La crisi è tra noi. Dicono ci sia dal momento in cui la si nomina, ragion per cui per anni avevamo quasi timore di chiamarla.. Poi di colpo si è imposta per quel che è, ed ora è divenuta soggetto sdoganato di fictions, film, romanzi. Talmente sdoganato che rischia, nella sua onnipresenza, di tornare ad essere invisibile, di passare in quell’eclatante anonimato che è la sovraesposizione mediatica, quella discarica dove ricordi -ma preferiresti anche di no-: la Lecciso, le vuvuzelas e il meneito. Quella sensazione che il troppo visto si dimentichi in fretta e che ciò che hai sotto agli occhi finisca per non essere visto, un po’ come quando cerchi gli occhiali che hai addosso.
Il bello -se così vogliam dire- del cambiamento in atto è che, per la prima volta, ci dà l’impressione di essere democratico: non si accanisce solo contro operai e disoccupati, piccoli artigiani e commercianti, anche piccoli e medi imprenditori si tolgono la vita per debiti ma anche per crediti, quelli che stato, banche e debitori non pagano. Operai, padroni, stato. C’è crisi per tutti! Pèrdono l’impiego, e in età avanzata, anche manager e dirigenti, categorie che fino a poco tempo fa erano, nell’immaginario collettivo, privilegiatissime.
È la nuova crisi, dunque, la vera livella: operaio o dirigente, la perdita del lavoro è comunque un casino. E mica solo per i soldi. Anche se non siamo calvinisti, pure noi, per decenni abbiamo affidato quasi totalmente al lavoro la realizzazione personale e la definizione del sè.
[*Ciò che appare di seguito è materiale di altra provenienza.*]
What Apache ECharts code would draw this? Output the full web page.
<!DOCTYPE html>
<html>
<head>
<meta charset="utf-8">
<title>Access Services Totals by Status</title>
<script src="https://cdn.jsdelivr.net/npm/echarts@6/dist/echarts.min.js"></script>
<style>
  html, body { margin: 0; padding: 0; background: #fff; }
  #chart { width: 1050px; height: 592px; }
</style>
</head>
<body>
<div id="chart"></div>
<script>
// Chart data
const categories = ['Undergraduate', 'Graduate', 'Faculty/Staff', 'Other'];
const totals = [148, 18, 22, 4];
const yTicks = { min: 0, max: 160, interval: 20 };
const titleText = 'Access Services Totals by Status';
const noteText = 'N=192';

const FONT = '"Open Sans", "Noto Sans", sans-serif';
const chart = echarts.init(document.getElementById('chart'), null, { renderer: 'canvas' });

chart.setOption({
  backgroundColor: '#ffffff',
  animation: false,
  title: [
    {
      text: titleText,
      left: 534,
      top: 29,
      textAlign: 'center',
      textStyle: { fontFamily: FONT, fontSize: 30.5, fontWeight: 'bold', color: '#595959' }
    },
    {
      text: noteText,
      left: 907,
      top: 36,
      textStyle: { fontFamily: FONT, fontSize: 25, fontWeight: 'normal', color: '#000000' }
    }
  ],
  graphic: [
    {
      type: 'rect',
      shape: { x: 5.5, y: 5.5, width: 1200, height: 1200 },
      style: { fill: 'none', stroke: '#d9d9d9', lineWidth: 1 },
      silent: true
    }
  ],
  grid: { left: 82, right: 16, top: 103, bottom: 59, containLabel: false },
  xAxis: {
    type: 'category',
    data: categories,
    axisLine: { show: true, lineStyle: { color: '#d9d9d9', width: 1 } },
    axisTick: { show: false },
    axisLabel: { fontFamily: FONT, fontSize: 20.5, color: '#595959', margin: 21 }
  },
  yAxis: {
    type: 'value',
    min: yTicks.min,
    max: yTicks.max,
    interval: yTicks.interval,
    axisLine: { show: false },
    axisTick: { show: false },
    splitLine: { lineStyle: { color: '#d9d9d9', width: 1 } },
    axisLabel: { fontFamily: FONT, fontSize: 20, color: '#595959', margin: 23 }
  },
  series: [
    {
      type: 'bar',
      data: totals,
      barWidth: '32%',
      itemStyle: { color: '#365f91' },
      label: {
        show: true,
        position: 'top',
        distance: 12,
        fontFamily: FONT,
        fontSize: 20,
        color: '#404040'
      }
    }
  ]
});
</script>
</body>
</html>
È evidente come, quindi, la sua mancanza costituisca motivo di insuccesso, disistima e totale annichilimento personale e sociale.
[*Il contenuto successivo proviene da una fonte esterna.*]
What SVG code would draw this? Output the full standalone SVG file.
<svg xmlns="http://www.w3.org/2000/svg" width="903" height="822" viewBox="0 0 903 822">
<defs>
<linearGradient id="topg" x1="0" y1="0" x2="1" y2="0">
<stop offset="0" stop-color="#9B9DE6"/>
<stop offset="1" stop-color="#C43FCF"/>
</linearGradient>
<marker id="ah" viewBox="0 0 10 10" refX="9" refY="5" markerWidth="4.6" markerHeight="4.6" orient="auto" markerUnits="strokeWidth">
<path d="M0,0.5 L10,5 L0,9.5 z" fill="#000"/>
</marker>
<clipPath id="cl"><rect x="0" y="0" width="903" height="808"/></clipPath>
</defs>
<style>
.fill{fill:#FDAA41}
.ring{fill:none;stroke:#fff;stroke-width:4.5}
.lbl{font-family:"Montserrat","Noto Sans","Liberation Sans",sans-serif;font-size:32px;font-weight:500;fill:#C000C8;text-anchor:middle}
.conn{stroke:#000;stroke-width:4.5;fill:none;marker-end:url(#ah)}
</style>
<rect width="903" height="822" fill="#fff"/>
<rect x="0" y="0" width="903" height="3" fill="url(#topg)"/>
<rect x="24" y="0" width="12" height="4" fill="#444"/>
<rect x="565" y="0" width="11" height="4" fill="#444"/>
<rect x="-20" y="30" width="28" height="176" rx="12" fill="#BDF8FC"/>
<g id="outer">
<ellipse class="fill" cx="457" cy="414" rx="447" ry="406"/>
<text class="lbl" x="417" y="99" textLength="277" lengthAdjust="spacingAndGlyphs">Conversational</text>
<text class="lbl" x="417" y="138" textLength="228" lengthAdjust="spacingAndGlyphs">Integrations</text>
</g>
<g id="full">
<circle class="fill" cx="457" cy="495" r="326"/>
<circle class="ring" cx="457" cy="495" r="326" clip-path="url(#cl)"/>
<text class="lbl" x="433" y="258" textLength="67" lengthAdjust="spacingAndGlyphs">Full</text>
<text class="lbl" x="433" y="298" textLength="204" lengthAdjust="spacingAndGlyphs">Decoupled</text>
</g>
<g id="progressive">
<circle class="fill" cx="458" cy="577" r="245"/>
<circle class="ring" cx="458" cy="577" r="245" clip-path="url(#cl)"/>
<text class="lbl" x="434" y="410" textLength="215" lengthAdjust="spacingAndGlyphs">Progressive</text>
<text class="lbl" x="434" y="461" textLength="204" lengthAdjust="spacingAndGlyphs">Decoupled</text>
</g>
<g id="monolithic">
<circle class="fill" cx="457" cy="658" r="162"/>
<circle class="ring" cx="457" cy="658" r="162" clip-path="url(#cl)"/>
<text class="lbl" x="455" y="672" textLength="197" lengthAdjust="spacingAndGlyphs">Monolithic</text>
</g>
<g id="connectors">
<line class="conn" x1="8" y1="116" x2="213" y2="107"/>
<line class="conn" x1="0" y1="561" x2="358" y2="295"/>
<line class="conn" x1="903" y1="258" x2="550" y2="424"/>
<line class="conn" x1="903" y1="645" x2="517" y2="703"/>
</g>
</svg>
Da questo humus nasce anche il corto cinematografico “L’incognita”. La pellicola, a firma Enrico Muzzi, racconta della sofferenza di Silvano, uomo di mezza età, che dopo aver perso il lavoro si ritrova intrappolato in una spirale di solitudine, delusioni e paure.
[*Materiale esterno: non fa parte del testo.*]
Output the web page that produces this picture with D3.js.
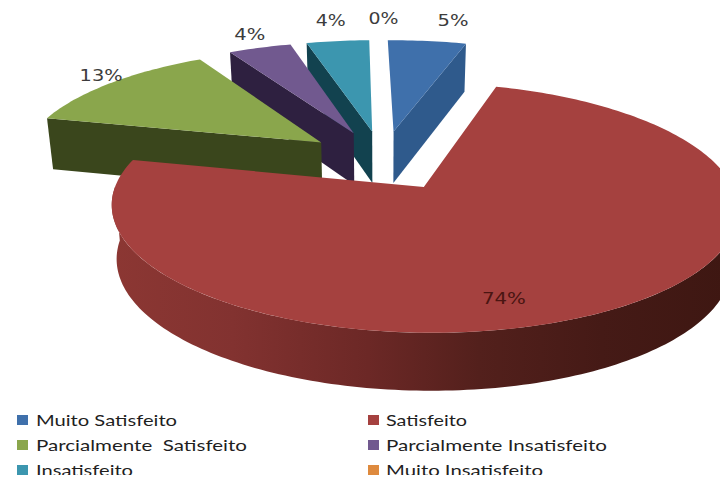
<!DOCTYPE html>
<html lang="pt">
<head>
<meta charset="utf-8">
<title>Satisfação</title>
<script src="https://cdn.jsdelivr.net/npm/d3@7/dist/d3.min.js"></script>
<style>
  html, body { margin: 0; padding: 0; background: #fff; overflow: hidden; }
  svg { display: block; }
</style>
</head>
<body>
<svg id="chart" width="720" height="478"></svg>
<script>
// Survey results
const categories = ["Muito Satisfeito", "Satisfeito", "Parcialmente  Satisfeito",
                    "Parcialmente Insatisfeito", "Insatisfeito", "Muito Insatisfeito"];
const values = [5, 74, 13, 4, 4, 0];

// Colours: top face, side face
const topColors  = ["#3f70ab", "#a5413f", "#8aa64c", "#71598f", "#3c96af", "#de8a3e"];
const sideColors = ["#2f5a8c", "#7c2f2c", "#3a461c", "#2e2040", "#12424f", "#8a5020"];

// Label offsets from each slice's outer midpoint, and widths of drawn text
const labelNudge = [[26, -20], [-106, -12], [-10, -7], [-10, -13], [-7, -20], [6, -21]];
const labelWidth = [31, 44, 43, 31, 30, 30];

// Slice radius in disc units
const sliceRadius = [1, 0.985, 1, 1, 1, 1];

// Tilted pie: disc coordinates (unit radius) to screen, with perspective
const W = 720, H = 478;
const view = { cx: 383, cy: 160, A: 302, B: 114.5, k: 0.162 };
const firstAngle = -1 * Math.PI / 180;
const explode = 0.262;
const depth = { size: 52.6, k: 0.077 };
const baseShrink = 0.982;

function project(X, Y) {
  const den = 1 + view.k * Y;
  return [view.cx + view.A * X / den, view.cy - view.B * Y / den];
}
function projectBase(X, Y) {
  const [x, y] = project(X, Y);
  return [view.cx + (x - view.cx) * baseShrink, y + depth.size / (1 + depth.k * Y)];
}

const TAU = 2 * Math.PI;
const pie = d3.pie().sort(null).value(d => d)
  .startAngle(firstAngle).endAngle(firstAngle + TAU)(values);

const slices = pie.map((p, i) => {
  const mid = (p.startAngle + p.endAngle) / 2;
  const ox = explode * Math.sin(mid), oy = explode * Math.cos(mid);
  const r = sliceRadius[i];
  const disc = (t, a) => [ox + t * r * Math.sin(a), oy + t * r * Math.cos(a)];
  return { i, a0: p.startAngle, a1: p.endAngle, mid, disc, value: p.value };
});

const line = d3.line();
function arcPts(s, from, to, fn) {
  const n = Math.max(2, Math.ceil((to - from) / 0.02));
  return d3.range(n + 1).map(j => {
    const a = from + (to - from) * j / n;
    return fn(...s.disc(1, a));
  });
}

const svg = d3.select("#chart");
const defs = svg.append("defs");

// Outer wall of the large slice darkens from left to right
const rimGrad = defs.append("linearGradient")
  .attr("id", "rim").attr("gradientUnits", "userSpaceOnUse")
  .attr("x1", 110).attr("x2", 725).attr("y1", 0).attr("y2", 0);
[[0, "#8c3733"], [0.2, "#823230"], [0.42, "#6c2826"], [0.6, "#53201c"], [0.8, "#451a16"], [1, "#3e1712"]]
  .forEach(([o, c]) => rimGrad.append("stop").attr("offset", o).attr("stop-color", c));

defs.append("clipPath").attr("id", "page")
  .append("rect").attr("width", W).attr("height", 475);

const pieLayer = svg.append("g");

// Far slices first, so that nearer ones cover them
const order = slices.filter(s => s.value > 0)
  .sort((a, b) => project(...a.disc(0, 0))[1] - project(...b.disc(0, 0))[1]);

const HALF = TAU / 4;
order.forEach(s => {
  const g = pieLayer.append("g").attr("class", "slice");
  const faces = [];
  // Radial wall facing the viewer
  if (s.a0 > 3 * HALF) faces.push(s.a0);
  if (s.a1 < HALF) faces.push(s.a1);
  faces.forEach(a => {
    const pts = [project(...s.disc(0, 0)), project(...s.disc(1, a)),
                 projectBase(...s.disc(1, a)), projectBase(...s.disc(0, 0))];
    g.append("path").attr("d", line(pts) + "Z").attr("fill", sideColors[s.i]);
  });
  // Outer wall, where the arc runs along the front half
  const r0 = Math.max(s.a0, HALF), r1 = Math.min(s.a1, 3 * HALF);
  if (r1 > r0) {
    const pts = arcPts(s, r0, r1, project).concat(arcPts(s, r0, r1, projectBase).reverse());
    g.append("path").attr("d", line(pts) + "Z").attr("fill", "url(#rim)");
  }
  // Top face
  const top = [project(...s.disc(0, 0))].concat(arcPts(s, s.a0, s.a1, project));
  g.append("path").attr("d", line(top) + "Z").attr("fill", topColors[s.i]);
});

// Percentage labels
const labels = svg.append("g");
slices.forEach(s => {
  const [x, y] = project(...s.disc(1, s.mid));
  const [nx, ny] = labelNudge[s.i];
  labels.append("text")
    .attr("x", x + nx - labelWidth[s.i] / 2).attr("y", y + ny)
    .attr("dy", "0.36em")
    .attr("font-family", "'DejaVu Sans', sans-serif")
    .attr("font-size", 15)
    .attr("fill", s.i === 1 ? "#4a1512" : "#3c3c3c")
    .attr("textLength", labelWidth[s.i])
    .attr("lengthAdjust", "spacingAndGlyphs")
    .text(s.value + "%");
});

// Legend in two columns, its last row cut by the lower border
const legendX = [[17, 36], [368, 386]];
const legendY = [420, 445, 470];
const legendWidth = [141, 81, 211, 221, 97, 157];
const legend = svg.append("g").attr("clip-path", "url(#page)");
categories.forEach((name, i) => {
  const [sx, tx] = legendX[i % 2];
  const y = legendY[Math.floor(i / 2)];
  legend.append("rect").attr("x", sx).attr("y", y - 5).attr("width", 11).attr("height", 10)
    .attr("fill", topColors[i]);
  legend.append("text").attr("x", tx).attr("y", y).attr("dy", "0.36em")
    .attr("font-family", "Lato, sans-serif").attr("font-size", 16)
    .attr("fill", "#1f1f1f")
    .attr("textLength", legendWidth[i]).attr("lengthAdjust", "spacingAndGlyphs")
    .style("white-space", "pre")
    .text(name);
});
</script>
</body>
</html>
Il film è piaciuto in Italia, dove ha vinto diversi premi e menzioni speciali, ma è stato apprezzato ancor di più negli Usa, tanto da aggiudicarsi il premio come miglior film al New York Dénouement Film Festival.
Mancato lavoro (o perdita di esso) e suicidio sono temi, dicevamo, che ricorrono in questi anni nei corti e nei film. Una paura quasi trans.generazionale rispetto a quell’incognita che rappresenta il futuro. Anzi la paura di non avercelo proprio un futuro. Di non poterlo meritare, di non potervi accedere. La coscienza che senza un lavoro non ci si può guadagnare l’autonomia e, di conseguenza, permettersi una casa, una famiglia, una vita.
Giovani non più giovani che, troppo spesso, vengono aiutati dalle famiglie. E il dramma è che capita che anche i genitori perdano il lavoro. Le preoccupazioni dei padri diventano quelle dei figli e viceversa.
Cosa accadrà a Silvano, il protagonista del corto, lo scoprirete vedendolo. A noi rimane un lavoro lento e faticoso, quello di cambiare prospettiva con cui guardiamo il futuro e trasformare “l’incognata” ne “l’opportunità”. Ci riusciremo?